Another fine mix 10/19/08
Gary Shane takes Abashed and new spin on old cover to Blackburn stage
By J. C. Lockwood
Gary Shane is unabashedly continuing his recent musical excursions back into the future, spinning the work and the personnel just a little bit differently and seeing what shakes out.
A perfect case in point is the evolution of “Johnny’s Coaltrain,” the Ipswich rocker’s monster hit from the early ‘80s, when his band the Detour ruled the local airwaves and transformed a skinny kid with skinny ties into a bona fide rock star.
A couple of years ago, he took the song, a rock homage to John Coltrane, the jazz saxophone giant that pulled down some of the biggest numbers the WBCN had seen up to that point, and put a completely different spin on it by adding, for better or worse, a backing rap vocal.
Then, a little later, he hooked up with Collin Tilton, the guy who played saxophone on Van Morrison’s classic “Moondance” (also adding, just for good measure, North Shore Hammond B3 wiz Ken Clark) taking the tune into such a different, jazzy direction that Shane actually renamed the cut.
And next week Shane will unveil yet another version of the tune during the return of his short-lived (and recently reunited) country band Alan Laddd and the Abashed this one featuring E.J. Ouellette, the veteran Newburyport musician who currently leads Crazy Maggy, and blues harpist Richard “Toolshed” Pierce, both of whom will join him in a performance of the band that Shane put together in the ‘80s to play music that didn’t fit new wave zeitgeist of the Detour.
The band, which takes its name from the actor who played the lead role in the movie “Shane,” will perform Oct. 24 in Gloucester’s newly re-imagined West End Theater, where the band recorded a live album a little more than a year ago. The venue is now called the Blackburn Performing Arts Center.
After the performance, Shane and Ouellette, who also owns Pine Island Music Resource, a Byfield recording center, will head into the studio to cut a new version of “Coaltrain” and other Detour tracks.
“I’ve wanted to dust off some of these tracks for a long time,” says Ouellette, who will also perform as a sideman with the Abashed at and open the show as a duo with Maggy alum Peter Whitehead. “I think we can do more with them.”
And his decision to perform with Shane?
He made Ouellette an offer he couldn’t or wouldn’t refuse.
Literally.
“I find it difficult to turn down any show with Gary,” says Ouellette. “He doesn’t let me.”
Ouellette played with the Abashed for the first time with Pierce, a frequent Shane cohort, playing harmonica at a private party last month in Merrimac.

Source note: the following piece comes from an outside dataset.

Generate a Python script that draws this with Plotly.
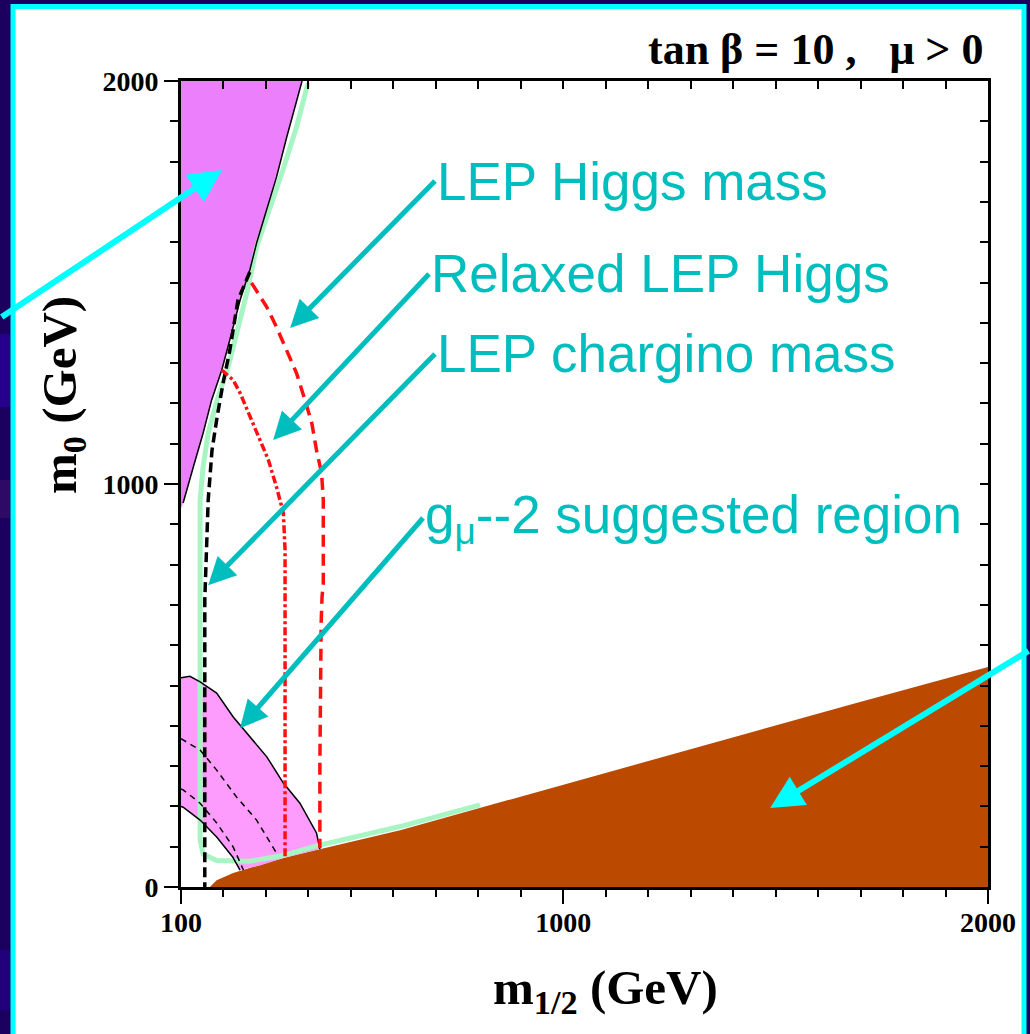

“Gary insisted that I come down and I did,” says Ouellette, who played, briefly, with the Detour during its heyday, when the band scored huge hits with songs like “Shadow World” and “Man and Machine.”

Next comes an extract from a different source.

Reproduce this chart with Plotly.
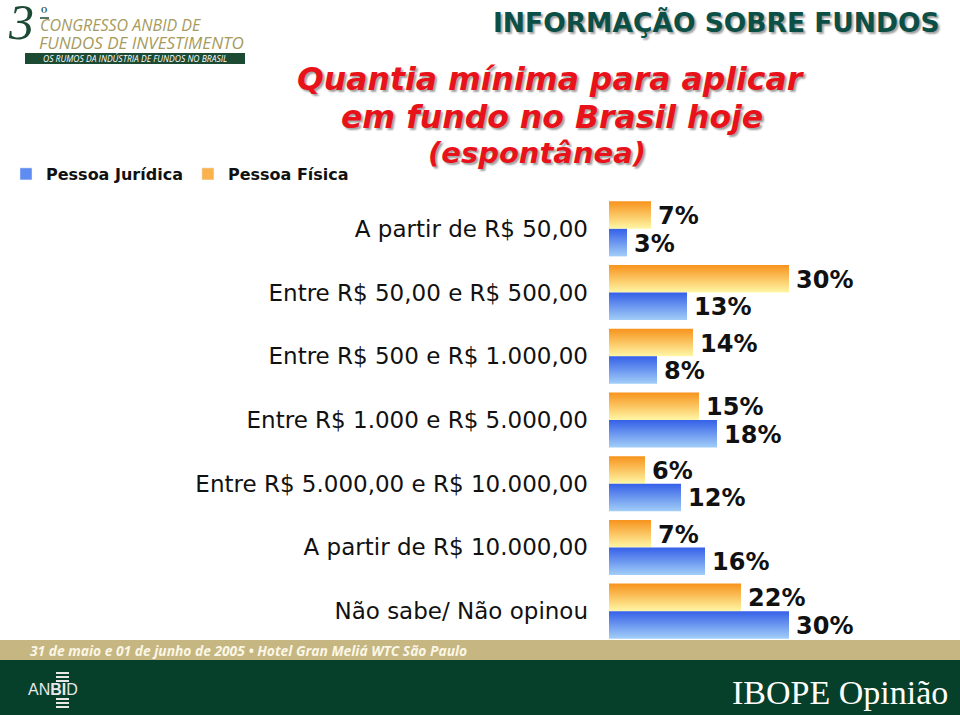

“They fit like a glove,” says Shane, “trading solos back and forth. It was fabulous.”
Unabashed
The Abashed has an unusual history, coming together accidentally in 1985, when Shane, then a real estate agent, “discovered” Bittercreek, a country-western band, rehearsing in the basement of one of his clients. He asked if he could sit in with them. He had a notebook of songs that were never going to make it into a Detour album or show. They weren’t exactly country tunes, not in a traditional sense more like country rock in a Neil Young-Dylan/The Band kind of vein with some gospel overtones. They clicked, musically, and six gigs and nine months after getting started they were history.
They never actually broke up and no one, even Shane, can explain what happened, but the musicians drifted apart. More than two decades passed. And last year, just as unexpectedly, Alan Laddd and the Abashed bassist Juan de Fuco (Dave Spataro), drummer Gary Herald and, of course, lead guitarist Zippy (Dave Zitzow) and Brian Hallisey, got back together for what was expected to be a one-shot deal. The project has since been upgraded to at least an occasional thing. Hallisey, who has prior commitments, will not perform. Ouellette will play fiddle and mandolin with the band.
Like Shane, who’s real name in Gary Lavenson, Ouellette expects to perform at least one new song/video project currently making political and musical waves for him under a pseudonym Eddie Joe & the Redeemers. The tune, “Long Live Bubba Nation,” is a scorching attack on the so-called religious right and Republican Party although Ouellette, a self-described libertarian now “over the top on the Obama bandwagon, says the project “is not a political appeal, but an appeal to the conscience.”
The video, the first of several Redeemer projects in the works, is stirring up the pot on YouTube and Neil Young’s Living with War Web site.